While teachers provide guidance within the school system, and parents do same in the upbringing of their wards, the body language and utterances of elected officials sets the tone for a nation. This is why the continued adulation showered on a man whose pardon the United States embassy described as “deeply disappointed” should serve as a pointer to the kind of leadership the political elite is preaching. That the London police revealed that in currency and properties, the former governor had invested at least $18 million meant nothing to Seriake Dickson. As far as he is concerned, “Bayelsans’ are proud of his life and the legacies he left behind.”

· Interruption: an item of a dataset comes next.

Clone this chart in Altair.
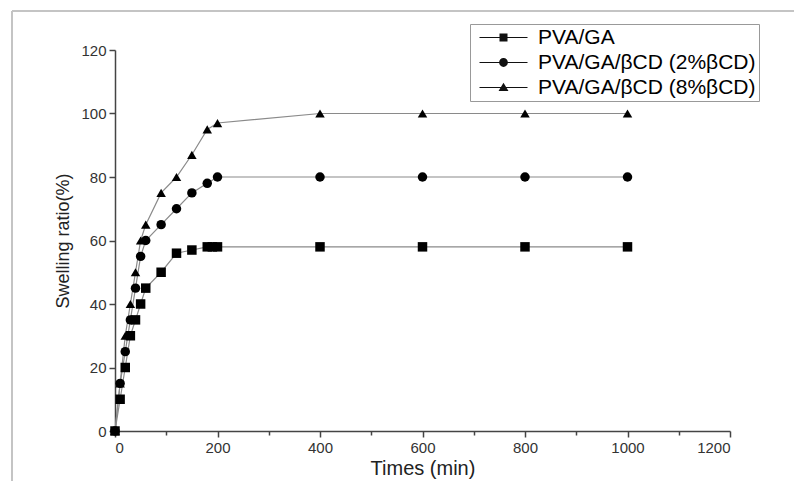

One wonders the kind of legacies Dickson was talking about! He upgraded his mentor beyond the class of what majority of Nigerian politicians are: parasites on the nation.

What men who immortalizes looters fail to grasp is that the goodness or badness of a man becomes inconsequential once public trust has been breached, for the atrocities carried out by men like DSP not only damaged the economic fabric of this nation, it brought us to the very nadir on the morality bar.

Both the senators and the Ijaw elites held the nation’s consciousness hostage to inaugurate a tainted man into Nigeria’s the hall of fame. As birds of the same feather, little did they know that the citizens have long carved his name in stone as a patron of the nation’s hall of shame.

Mr. Alamieyeseigha stayed in the government house stealing and accumulating as much as he could – an act that clouded his consciousness from the fact that like life, it’s a transient seat. With death, he is now a man of yesterday, forgotten and forgotten, forever and forever for men remain ordinary men unless they do the extra-ordinary: formulates a theorem, writes an equation, or move the minds of people.

The governor did neither.

His is not the kind of legacy young Nigerians need to emulate.

Modiu Olaguro, a youth corps member writes from Jebba.